Written request
All of the material below is to be returned exactly.

Entries with chart source code:
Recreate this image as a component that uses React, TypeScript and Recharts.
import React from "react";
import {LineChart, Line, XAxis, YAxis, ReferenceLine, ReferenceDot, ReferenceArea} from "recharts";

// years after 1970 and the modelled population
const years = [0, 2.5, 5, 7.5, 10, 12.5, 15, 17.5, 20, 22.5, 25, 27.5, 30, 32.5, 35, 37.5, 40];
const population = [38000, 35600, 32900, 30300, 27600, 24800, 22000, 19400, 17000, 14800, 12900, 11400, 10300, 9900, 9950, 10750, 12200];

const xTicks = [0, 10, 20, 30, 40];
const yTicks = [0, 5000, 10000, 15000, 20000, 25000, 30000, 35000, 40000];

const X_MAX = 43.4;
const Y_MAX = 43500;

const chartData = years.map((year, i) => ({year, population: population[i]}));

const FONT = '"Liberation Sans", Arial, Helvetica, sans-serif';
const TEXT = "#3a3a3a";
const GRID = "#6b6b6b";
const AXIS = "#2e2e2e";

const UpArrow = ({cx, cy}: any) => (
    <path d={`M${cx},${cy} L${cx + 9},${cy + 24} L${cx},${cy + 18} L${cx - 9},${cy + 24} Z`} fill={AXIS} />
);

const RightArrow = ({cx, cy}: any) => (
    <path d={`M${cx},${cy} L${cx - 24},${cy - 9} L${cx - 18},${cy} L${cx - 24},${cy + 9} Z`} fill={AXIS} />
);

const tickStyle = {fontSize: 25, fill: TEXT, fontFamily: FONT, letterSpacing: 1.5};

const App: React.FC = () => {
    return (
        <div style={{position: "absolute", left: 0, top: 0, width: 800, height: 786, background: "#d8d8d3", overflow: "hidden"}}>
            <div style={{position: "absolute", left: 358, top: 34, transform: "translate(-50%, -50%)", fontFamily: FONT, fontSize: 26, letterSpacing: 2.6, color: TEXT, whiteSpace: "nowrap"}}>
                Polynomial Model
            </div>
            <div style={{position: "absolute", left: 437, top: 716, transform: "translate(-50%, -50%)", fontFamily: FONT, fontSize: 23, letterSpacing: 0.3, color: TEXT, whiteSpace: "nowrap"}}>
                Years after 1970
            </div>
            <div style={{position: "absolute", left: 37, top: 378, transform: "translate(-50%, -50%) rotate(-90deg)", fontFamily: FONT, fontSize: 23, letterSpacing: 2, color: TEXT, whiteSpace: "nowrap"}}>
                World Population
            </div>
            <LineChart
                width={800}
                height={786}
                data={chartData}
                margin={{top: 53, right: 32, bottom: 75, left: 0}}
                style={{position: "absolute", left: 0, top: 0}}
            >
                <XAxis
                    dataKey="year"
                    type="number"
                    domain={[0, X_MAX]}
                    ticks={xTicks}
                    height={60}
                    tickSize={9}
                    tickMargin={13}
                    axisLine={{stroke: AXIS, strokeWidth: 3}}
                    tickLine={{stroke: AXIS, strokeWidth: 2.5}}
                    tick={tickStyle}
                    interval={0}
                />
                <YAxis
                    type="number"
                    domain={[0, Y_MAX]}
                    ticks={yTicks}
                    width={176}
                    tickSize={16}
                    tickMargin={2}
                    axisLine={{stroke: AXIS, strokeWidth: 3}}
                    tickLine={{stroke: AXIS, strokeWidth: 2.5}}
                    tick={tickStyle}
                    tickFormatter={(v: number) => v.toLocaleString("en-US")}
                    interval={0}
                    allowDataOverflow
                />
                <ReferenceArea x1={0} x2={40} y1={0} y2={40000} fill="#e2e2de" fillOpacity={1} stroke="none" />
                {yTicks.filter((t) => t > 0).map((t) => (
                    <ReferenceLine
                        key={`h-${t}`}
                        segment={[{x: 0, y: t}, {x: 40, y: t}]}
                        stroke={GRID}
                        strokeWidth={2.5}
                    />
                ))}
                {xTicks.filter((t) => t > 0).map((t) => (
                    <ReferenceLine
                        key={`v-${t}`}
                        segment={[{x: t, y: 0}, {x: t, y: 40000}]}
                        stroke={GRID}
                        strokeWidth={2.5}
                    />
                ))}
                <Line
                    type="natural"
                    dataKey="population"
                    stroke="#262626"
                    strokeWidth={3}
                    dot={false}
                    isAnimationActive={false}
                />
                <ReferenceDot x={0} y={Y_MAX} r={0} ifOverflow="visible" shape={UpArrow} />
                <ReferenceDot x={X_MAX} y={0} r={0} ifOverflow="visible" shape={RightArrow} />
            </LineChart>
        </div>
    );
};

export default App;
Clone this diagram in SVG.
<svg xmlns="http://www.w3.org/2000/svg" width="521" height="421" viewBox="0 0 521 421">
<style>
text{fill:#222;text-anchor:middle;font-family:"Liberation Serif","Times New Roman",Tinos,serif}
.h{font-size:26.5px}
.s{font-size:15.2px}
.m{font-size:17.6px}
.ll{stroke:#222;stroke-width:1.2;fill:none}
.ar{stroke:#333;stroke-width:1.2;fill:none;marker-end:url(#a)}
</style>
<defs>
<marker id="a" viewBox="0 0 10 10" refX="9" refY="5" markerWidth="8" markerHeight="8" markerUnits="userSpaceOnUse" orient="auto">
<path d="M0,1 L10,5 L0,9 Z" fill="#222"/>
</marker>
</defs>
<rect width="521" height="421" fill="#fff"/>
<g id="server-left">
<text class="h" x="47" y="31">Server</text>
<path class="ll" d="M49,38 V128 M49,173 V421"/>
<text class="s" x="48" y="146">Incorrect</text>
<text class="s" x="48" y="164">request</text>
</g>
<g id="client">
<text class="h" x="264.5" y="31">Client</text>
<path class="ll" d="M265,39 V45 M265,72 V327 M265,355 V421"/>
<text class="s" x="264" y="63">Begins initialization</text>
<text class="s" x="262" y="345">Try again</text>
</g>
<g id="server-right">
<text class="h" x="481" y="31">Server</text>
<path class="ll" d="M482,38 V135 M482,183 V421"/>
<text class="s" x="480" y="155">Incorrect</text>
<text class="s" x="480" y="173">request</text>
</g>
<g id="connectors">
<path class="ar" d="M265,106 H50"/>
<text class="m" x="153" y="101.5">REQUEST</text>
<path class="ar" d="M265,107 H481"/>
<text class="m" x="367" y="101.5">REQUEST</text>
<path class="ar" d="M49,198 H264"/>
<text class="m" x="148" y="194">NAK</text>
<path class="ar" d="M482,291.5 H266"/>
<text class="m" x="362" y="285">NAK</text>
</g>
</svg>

Solution for this problem
Recreate this image as a component that uses React, TypeScript and Recharts.
import React from "react";
import {LineChart, Line, XAxis, YAxis, ReferenceLine, ReferenceDot, ReferenceArea} from "recharts";

// years after 1970 and the modelled population
const years = [0, 2.5, 5, 7.5, 10, 12.5, 15, 17.5, 20, 22.5, 25, 27.5, 30, 32.5, 35, 37.5, 40];
const population = [38000, 35600, 32900, 30300, 27600, 24800, 22000, 19400, 17000, 14800, 12900, 11400, 10300, 9900, 9950, 10750, 12200];

const xTicks = [0, 10, 20, 30, 40];
const yTicks = [0, 5000, 10000, 15000, 20000, 25000, 30000, 35000, 40000];

const X_MAX = 43.4;
const Y_MAX = 43500;

const chartData = years.map((year, i) => ({year, population: population[i]}));

const FONT = '"Liberation Sans", Arial, Helvetica, sans-serif';
const TEXT = "#3a3a3a";
const GRID = "#6b6b6b";
const AXIS = "#2e2e2e";

const UpArrow = ({cx, cy}: any) => (
    <path d={`M${cx},${cy} L${cx + 9},${cy + 24} L${cx},${cy + 18} L${cx - 9},${cy + 24} Z`} fill={AXIS} />
);

const RightArrow = ({cx, cy}: any) => (
    <path d={`M${cx},${cy} L${cx - 24},${cy - 9} L${cx - 18},${cy} L${cx - 24},${cy + 9} Z`} fill={AXIS} />
);

const tickStyle = {fontSize: 25, fill: TEXT, fontFamily: FONT, letterSpacing: 1.5};

const App: React.FC = () => {
    return (
        <div style={{position: "absolute", left: 0, top: 0, width: 800, height: 786, background: "#d8d8d3", overflow: "hidden"}}>
            <div style={{position: "absolute", left: 358, top: 34, transform: "translate(-50%, -50%)", fontFamily: FONT, fontSize: 26, letterSpacing: 2.6, color: TEXT, whiteSpace: "nowrap"}}>
                Polynomial Model
            </div>
            <div style={{position: "absolute", left: 437, top: 716, transform: "translate(-50%, -50%)", fontFamily: FONT, fontSize: 23, letterSpacing: 0.3, color: TEXT, whiteSpace: "nowrap"}}>
                Years after 1970
            </div>
            <div style={{position: "absolute", left: 37, top: 378, transform: "translate(-50%, -50%) rotate(-90deg)", fontFamily: FONT, fontSize: 23, letterSpacing: 2, color: TEXT, whiteSpace: "nowrap"}}>
                World Population
            </div>
            <LineChart
                width={800}
                height={786}
                data={chartData}
                margin={{top: 53, right: 32, bottom: 75, left: 0}}
                style={{position: "absolute", left: 0, top: 0}}
            >
                <XAxis
                    dataKey="year"
                    type="number"
                    domain={[0, X_MAX]}
                    ticks={xTicks}
                    height={60}
                    tickSize={9}
                    tickMargin={13}
                    axisLine={{stroke: AXIS, strokeWidth: 3}}
                    tickLine={{stroke: AXIS, strokeWidth: 2.5}}
                    tick={tickStyle}
                    interval={0}
                />
                <YAxis
                    type="number"
                    domain={[0, Y_MAX]}
                    ticks={yTicks}
                    width={176}
                    tickSize={16}
                    tickMargin={2}
                    axisLine={{stroke: AXIS, strokeWidth: 3}}
                    tickLine={{stroke: AXIS, strokeWidth: 2.5}}
                    tick={tickStyle}
                    tickFormatter={(v: number) => v.toLocaleString("en-US")}
                    interval={0}
                    allowDataOverflow
                />
                <ReferenceArea x1={0} x2={40} y1={0} y2={40000} fill="#e2e2de" fillOpacity={1} stroke="none" />
                {yTicks.filter((t) => t > 0).map((t) => (
                    <ReferenceLine
                        key={`h-${t}`}
                        segment={[{x: 0, y: t}, {x: 40, y: t}]}
                        stroke={GRID}
                        strokeWidth={2.5}
                    />
                ))}
                {xTicks.filter((t) => t > 0).map((t) => (
                    <ReferenceLine
                        key={`v-${t}`}
                        segment={[{x: t, y: 0}, {x: t, y: 40000}]}
                        stroke={GRID}
                        strokeWidth={2.5}
                    />
                ))}
                <Line
                    type="natural"
                    dataKey="population"
                    stroke="#262626"
                    strokeWidth={3}
                    dot={false}
                    isAnimationActive={false}
                />
                <ReferenceDot x={0} y={Y_MAX} r={0} ifOverflow="visible" shape={UpArrow} />
                <ReferenceDot x={X_MAX} y={0} r={0} ifOverflow="visible" shape={RightArrow} />
            </LineChart>
        </div>
    );
};

export default App;
Clone this diagram in SVG.
<svg xmlns="http://www.w3.org/2000/svg" width="521" height="421" viewBox="0 0 521 421">
<style>
text{fill:#222;text-anchor:middle;font-family:"Liberation Serif","Times New Roman",Tinos,serif}
.h{font-size:26.5px}
.s{font-size:15.2px}
.m{font-size:17.6px}
.ll{stroke:#222;stroke-width:1.2;fill:none}
.ar{stroke:#333;stroke-width:1.2;fill:none;marker-end:url(#a)}
</style>
<defs>
<marker id="a" viewBox="0 0 10 10" refX="9" refY="5" markerWidth="8" markerHeight="8" markerUnits="userSpaceOnUse" orient="auto">
<path d="M0,1 L10,5 L0,9 Z" fill="#222"/>
</marker>
</defs>
<rect width="521" height="421" fill="#fff"/>
<g id="server-left">
<text class="h" x="47" y="31">Server</text>
<path class="ll" d="M49,38 V128 M49,173 V421"/>
<text class="s" x="48" y="146">Incorrect</text>
<text class="s" x="48" y="164">request</text>
</g>
<g id="client">
<text class="h" x="264.5" y="31">Client</text>
<path class="ll" d="M265,39 V45 M265,72 V327 M265,355 V421"/>
<text class="s" x="264" y="63">Begins initialization</text>
<text class="s" x="262" y="345">Try again</text>
</g>
<g id="server-right">
<text class="h" x="481" y="31">Server</text>
<path class="ll" d="M482,38 V135 M482,183 V421"/>
<text class="s" x="480" y="155">Incorrect</text>
<text class="s" x="480" y="173">request</text>
</g>
<g id="connectors">
<path class="ar" d="M265,106 H50"/>
<text class="m" x="153" y="101.5">REQUEST</text>
<path class="ar" d="M265,107 H481"/>
<text class="m" x="367" y="101.5">REQUEST</text>
<path class="ar" d="M49,198 H264"/>
<text class="m" x="148" y="194">NAK</text>
<path class="ar" d="M482,291.5 H266"/>
<text class="m" x="362" y="285">NAK</text>
</g>
</svg>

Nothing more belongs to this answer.